Elastic Search¶

Elasticsearch is the distributed search and analytics engine. Elasticsearch provides real-time search and analytics for all types of data. Whether structured or unstructured text, numerical data.

Setup Elasticsearch:

Running a elasticsearch using docker.

docker run -p 9200:9200 -e "discovery.type=single-node" -e "xpack.security.enabled=false" -e "xpack.security.http.ssl.enabled=false" docker.elastic.co/elasticsearch/elasticsearch:8.9.0

Once the elasticsearch instance is running, you can connect to it using the Elasticsearch URL and index name along with the embedding object to the constructor.

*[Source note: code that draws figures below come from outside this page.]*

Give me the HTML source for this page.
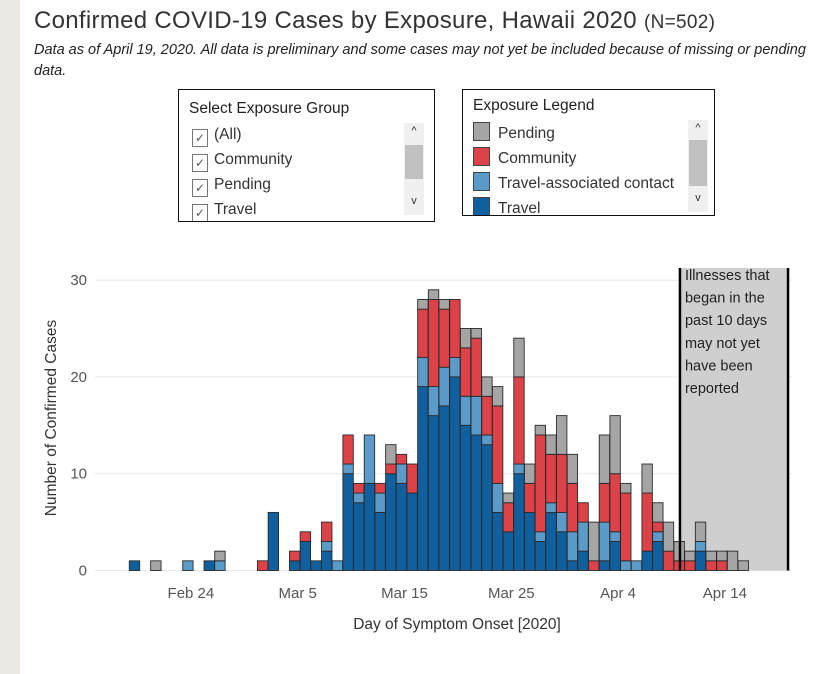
<!DOCTYPE html>
<html><head><meta charset="utf-8">
<style>
body{margin:0;width:838px;height:674px;background:#fff;overflow:hidden;font-family:"Liberation Sans Narrow","Liberation Sans",sans-serif;color:#333;position:relative}
.strip{position:absolute;left:0;top:0;width:20px;height:674px;background:#ece9e4}
.title{position:absolute;left:34px;top:7px;font-size:24px;color:#333;white-space:nowrap;letter-spacing:0.3px}
.title small{font-size:19px}
.sub{position:absolute;left:34px;top:40px;width:790px;font-size:14.5px;font-style:italic;line-height:21px;color:#222}
.box{position:absolute;border:1px solid #111;background:#fff;overflow:hidden}
.box h4{margin:0;font-weight:normal;font-size:15.5px;position:absolute;left:10px;color:#222}
.item{position:absolute;font-size:15.5px;color:#333;white-space:nowrap}
.cb{display:inline-block;width:14px;height:16px;border:1px solid #777;vertical-align:-3px;margin-right:6px;font-size:12px;line-height:16px;text-align:center;color:#555}
.sw{display:inline-block;width:15px;height:17px;border:1px solid #444;vertical-align:-3px;margin-right:8px}
.sb{position:absolute;width:20px;background:#f0f0f0}
.sb .thumb{position:absolute;left:1px;width:18px;background:#c1c1c1}
.sb .ar{position:absolute;left:0;width:20px;text-align:center;font-size:11px;color:#333}
</style></head><body>
<div class="strip"></div>
<div class="title">Confirmed COVID-19 Cases by Exposure, Hawaii 2020 <small>(N=502)</small></div>
<div class="sub">Data as of April 19, 2020. All data is preliminary and some cases may not yet be included because of missing or pending data.</div>

<div class="box" style="left:178px;top:89px;width:255px;height:131px">
 <h4 style="top:10px">Select Exposure Group</h4>
 <div class="item" style="left:13px;top:36px"><span class="cb">✓</span>(All)</div>
 <div class="item" style="left:13px;top:61px"><span class="cb">✓</span>Community</div>
 <div class="item" style="left:13px;top:86px"><span class="cb">✓</span>Pending</div>
 <div class="item" style="left:13px;top:111px"><span class="cb">✓</span>Travel</div>
 <div class="sb" style="left:225px;top:33px;height:92px"><div class="ar" style="top:2px">^</div><div class="thumb" style="top:22px;height:34px"></div><div class="ar" style="top:72px">v</div></div>
</div>

<div class="box" style="left:462px;top:89px;width:251px;height:125px">
 <h4 style="top:7px">Exposure Legend</h4>
 <div class="item" style="left:10px;top:32px"><span class="sw" style="background:#a5a5a5"></span>Pending</div>
 <div class="item" style="left:10px;top:57px"><span class="sw" style="background:#dc4248"></span>Community</div>
 <div class="item" style="left:10px;top:82px"><span class="sw" style="background:#5b9bc9"></span>Travel-associated contact</div>
 <div class="item" style="left:10px;top:107px"><span class="sw" style="background:#10609f"></span>Travel</div>
 <div class="sb" style="left:225px;top:30px;height:92px"><div class="ar" style="top:2px">^</div><div class="thumb" style="top:20px;height:46px"></div><div class="ar" style="top:72px">v</div></div>
</div>

<svg id="chart" width="838" height="674" style="position:absolute;left:0;top:0"></svg>
<script>
const days=[];for(let i=0;i<58;i++)days.push(i);
const travel=[1,0,0,0,0,0,0,1,0,0,0,0,0,6,0,1,3,1,2,0,10,7,9,6,10,9,8,19,16,17,20,15,14,13,6,4,10,6,3,6,4,1,2,0,1,3,0,0,2,3,0,0,0,2,0,0,0,0];
const travelContact=[0,0,0,0,0,1,0,0,1,0,0,0,0,0,0,0,0,0,1,1,1,1,5,2,0,2,0,3,3,4,2,3,4,1,3,0,1,0,1,1,2,3,3,0,4,1,1,1,0,1,0,0,0,1,0,0,0,0];
const community=[0,0,0,0,0,0,0,0,0,0,0,0,1,0,0,1,1,0,2,0,3,1,0,1,1,1,3,5,9,6,6,5,6,4,8,3,9,3,10,5,6,5,2,1,4,6,7,0,6,1,2,1,1,0,1,1,0,0];
const pending=[0,0,1,0,0,0,0,0,1,0,0,0,0,0,0,0,0,0,0,0,0,0,0,0,2,0,0,1,1,1,0,2,1,2,2,1,4,2,1,2,4,3,0,4,5,6,1,0,3,2,3,2,1,2,1,1,2,1];
const yTicks=[0,10,20,30];
const xTickLabels=["Feb 24","Mar 5","Mar 15","Mar 25","Apr 4","Apr 14"];
const xTickDays=[5,15,25,35,45,55];
const shadeStartDay=51.56, shadeEndDay=61.68;
const NS="http://www.w3.org/2000/svg";
const svg=document.getElementById('chart');
const x=d=>134.5+d*10.68;
const y=v=>570.5-v*9.68;
const bw=10.4;
function el(t,a){const e=document.createElementNS(NS,t);for(const k in a)e.setAttribute(k,a[k]);svg.appendChild(e);return e;}
yTicks.forEach(t=>{const g=el('line',{x1:95,x2:792,y1:y(t),y2:y(t),stroke:'#e8e8e8','stroke-width':1});


const l=el('text',{x:87,y:y(t)+5,'text-anchor':'end','font-size':15,fill:'#555','font-family':'Liberation Sans Narrow, Liberation Sans, sans-serif'});l.textContent=t;

});
const sx0=x(shadeStartDay)-bw/2, sx1=x(shadeEndDay)-bw/2;
const sh=el('rect',{x:sx0,y:268,width:sx1-sx0,height:y(0)-268,fill:'#cfcfcf'});


const series=[[travel,'#10609f','travel'],[travelContact,'#5b9bc9','travel-contact'],[community,'#dc4248','community'],[pending,'#a5a5a5','pending']];
days.forEach((d,i)=>{let base=0;series.forEach(([arr,c,n])=>{const v=arr[i];if(v>0){const r=el('rect',{x:x(d)-bw/2,y:y(base+v),width:bw,height:y(base)-y(base+v),fill:c,stroke:'#2a2a2a','stroke-width':0.9});

}base+=v;});});
[sx0,sx1].forEach((xx,k)=>{const ln=el('line',{x1:xx,x2:xx,y1:268,y2:y(0),stroke:'#000','stroke-width':2.5});

});
const lines=["Illnesses that","began in the","past 10 days","may not yet","have been","reported"];
lines.forEach((s,i)=>{const t=el('text',{x:sx0+5,y:280+i*22.6,'font-size':14.5,fill:'#222','font-family':'Liberation Sans Narrow, Liberation Sans, sans-serif'});t.textContent=s;

});
xTickLabels.forEach((s,i)=>{const t=el('text',{x:x(xTickDays[i])+3,y:598,'text-anchor':'middle','font-size':15,fill:'#555','font-family':'Liberation Sans Narrow, Liberation Sans, sans-serif'});t.textContent=s;

});
const xt=el('text',{x:457,y:629,'text-anchor':'middle','font-size':15.5,fill:'#333','font-family':'Liberation Sans Narrow, Liberation Sans, sans-serif'});xt.textContent='Day of Symptom Onset [2020]';


const yt=el('text',{x:0,y:0,'text-anchor':'middle','font-size':15.5,fill:'#333',transform:'translate(56,418) rotate(-90)','font-family':'Liberation Sans Narrow, Liberation Sans, sans-serif'});yt.textContent='Number of Confirmed Cases';


</script>
</body></html>
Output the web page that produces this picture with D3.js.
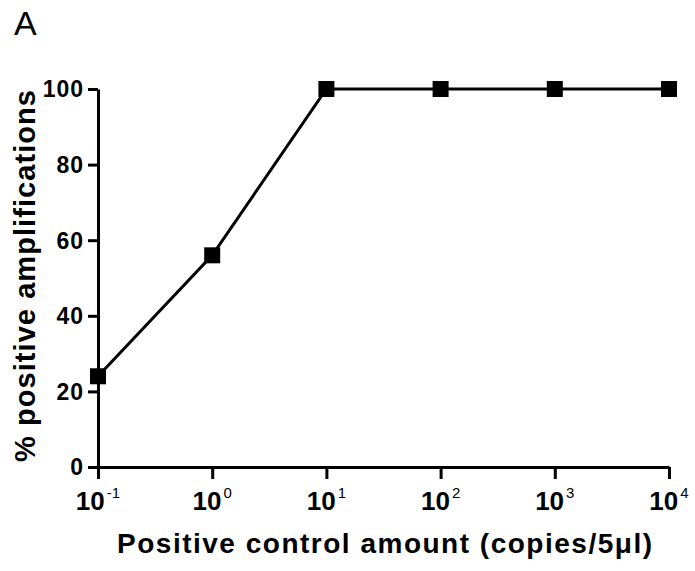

To Elasticsearch object creation

from semantic_ai.indexer import ElasticsearchIndexer
from semantic_ai.embeddings.huggingface import HFEmbeddings

embeddings = await HFEmbeddings().embed()
elastic_search = await ElasticsearchIndexer(
        url="http://localhost:9200",
        index_name="test_index",
        embedding=embeddings
).create()

Authentication:

For production, we recommend to enable the security. To connect with login credentials. We can us the parameters api_key or es_user and password

elastic_search = await ElasticsearchIndexer(
        url="http://localhost:9200",
        index_name="test_index",
        embedding=embeddings,
        es_user="elastic",
        es_password="password"
).create()

Index:

Before index, we need to extract the content from the documents and constructed as json format. Here we can use the DF Extraction. Once we extracted the data using df-extraction and converted as json format we can start to index.

await elastic_search.index("/home/test/sample.json")

If we lots of files, stored into directory and we can use directory path in index

await elastic_search.index("/home/test/")

You can check your elasticsearch vector database its indexing or not.

Search Query:

query = "<your query>"
result = await elastic_search.asimilarity_search(query)